## COLLECTED DATA
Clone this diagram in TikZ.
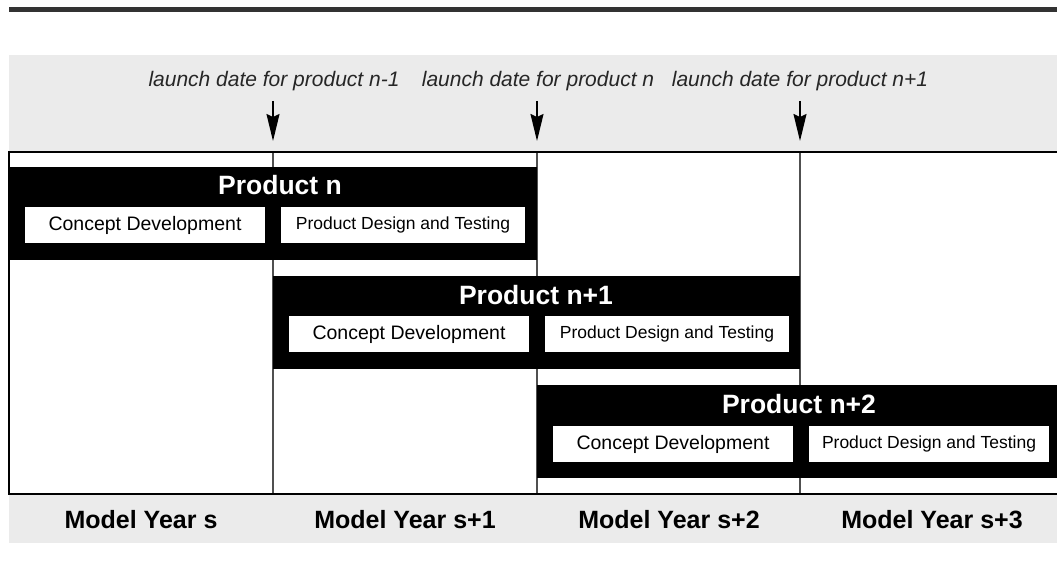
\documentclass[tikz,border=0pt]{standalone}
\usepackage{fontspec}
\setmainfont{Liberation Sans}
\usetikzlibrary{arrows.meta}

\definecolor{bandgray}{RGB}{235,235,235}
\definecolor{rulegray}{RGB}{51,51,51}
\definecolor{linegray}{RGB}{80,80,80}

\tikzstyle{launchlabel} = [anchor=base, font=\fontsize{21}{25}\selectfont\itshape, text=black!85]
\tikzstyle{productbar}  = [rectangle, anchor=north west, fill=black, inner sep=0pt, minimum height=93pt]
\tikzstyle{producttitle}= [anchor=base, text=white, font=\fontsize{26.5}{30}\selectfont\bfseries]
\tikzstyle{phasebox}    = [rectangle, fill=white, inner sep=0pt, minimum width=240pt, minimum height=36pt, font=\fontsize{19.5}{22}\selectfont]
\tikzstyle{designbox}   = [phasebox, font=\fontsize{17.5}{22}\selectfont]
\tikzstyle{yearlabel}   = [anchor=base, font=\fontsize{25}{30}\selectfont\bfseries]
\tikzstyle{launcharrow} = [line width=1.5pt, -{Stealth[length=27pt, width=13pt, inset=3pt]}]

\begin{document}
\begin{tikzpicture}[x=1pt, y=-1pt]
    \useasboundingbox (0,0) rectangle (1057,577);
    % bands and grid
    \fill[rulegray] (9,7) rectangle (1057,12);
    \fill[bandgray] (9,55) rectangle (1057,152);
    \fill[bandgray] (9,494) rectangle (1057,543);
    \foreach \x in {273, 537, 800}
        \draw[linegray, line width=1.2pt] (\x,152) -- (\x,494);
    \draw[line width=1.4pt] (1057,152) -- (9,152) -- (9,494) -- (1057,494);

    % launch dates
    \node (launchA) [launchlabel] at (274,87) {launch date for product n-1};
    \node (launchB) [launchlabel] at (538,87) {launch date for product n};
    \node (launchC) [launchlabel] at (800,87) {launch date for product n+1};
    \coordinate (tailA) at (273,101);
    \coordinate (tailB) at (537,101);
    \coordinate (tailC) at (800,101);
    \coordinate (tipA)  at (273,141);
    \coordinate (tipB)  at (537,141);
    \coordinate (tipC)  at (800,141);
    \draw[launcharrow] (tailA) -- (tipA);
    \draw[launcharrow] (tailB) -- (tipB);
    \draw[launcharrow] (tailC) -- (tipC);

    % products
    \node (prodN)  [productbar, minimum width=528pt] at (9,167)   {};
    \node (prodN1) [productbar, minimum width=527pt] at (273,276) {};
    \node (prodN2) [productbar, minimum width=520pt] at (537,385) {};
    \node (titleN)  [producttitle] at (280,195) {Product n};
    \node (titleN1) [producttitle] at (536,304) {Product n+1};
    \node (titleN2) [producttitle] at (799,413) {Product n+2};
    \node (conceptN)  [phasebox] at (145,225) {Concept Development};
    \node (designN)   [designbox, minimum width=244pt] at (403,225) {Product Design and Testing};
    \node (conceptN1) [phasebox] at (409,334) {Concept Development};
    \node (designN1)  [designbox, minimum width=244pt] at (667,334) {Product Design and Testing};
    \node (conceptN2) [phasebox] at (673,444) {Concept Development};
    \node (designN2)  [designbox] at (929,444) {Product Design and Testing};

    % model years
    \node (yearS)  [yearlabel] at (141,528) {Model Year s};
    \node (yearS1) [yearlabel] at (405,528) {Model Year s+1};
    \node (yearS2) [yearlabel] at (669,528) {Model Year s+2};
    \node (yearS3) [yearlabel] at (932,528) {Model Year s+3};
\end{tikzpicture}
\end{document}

## DIRECTIONS FOR THIS TASK
Repeat only the lines between the start of the data and the line with "(9,494) -- (1057,494);", including those two lines, and skip the pictures.

## IN RESPONSE
Clone this diagram in TikZ.
\documentclass[tikz,border=0pt]{standalone}
\usepackage{fontspec}
\setmainfont{Liberation Sans}
\usetikzlibrary{arrows.meta}

\definecolor{bandgray}{RGB}{235,235,235}
\definecolor{rulegray}{RGB}{51,51,51}
\definecolor{linegray}{RGB}{80,80,80}

\tikzstyle{launchlabel} = [anchor=base, font=\fontsize{21}{25}\selectfont\itshape, text=black!85]
\tikzstyle{productbar}  = [rectangle, anchor=north west, fill=black, inner sep=0pt, minimum height=93pt]
\tikzstyle{producttitle}= [anchor=base, text=white, font=\fontsize{26.5}{30}\selectfont\bfseries]
\tikzstyle{phasebox}    = [rectangle, fill=white, inner sep=0pt, minimum width=240pt, minimum height=36pt, font=\fontsize{19.5}{22}\selectfont]
\tikzstyle{designbox}   = [phasebox, font=\fontsize{17.5}{22}\selectfont]
\tikzstyle{yearlabel}   = [anchor=base, font=\fontsize{25}{30}\selectfont\bfseries]
\tikzstyle{launcharrow} = [line width=1.5pt, -{Stealth[length=27pt, width=13pt, inset=3pt]}]

\begin{document}
\begin{tikzpicture}[x=1pt, y=-1pt]
    \useasboundingbox (0,0) rectangle (1057,577);
    % bands and grid
    \fill[rulegray] (9,7) rectangle (1057,12);
    \fill[bandgray] (9,55) rectangle (1057,152);
    \fill[bandgray] (9,494) rectangle (1057,543);
    \foreach \x in {273, 537, 800}
        \draw[linegray, line width=1.2pt] (\x,152) -- (\x,494);
    \draw[line width=1.4pt] (1057,152) -- (9,152) -- (9,494) -- (1057,494);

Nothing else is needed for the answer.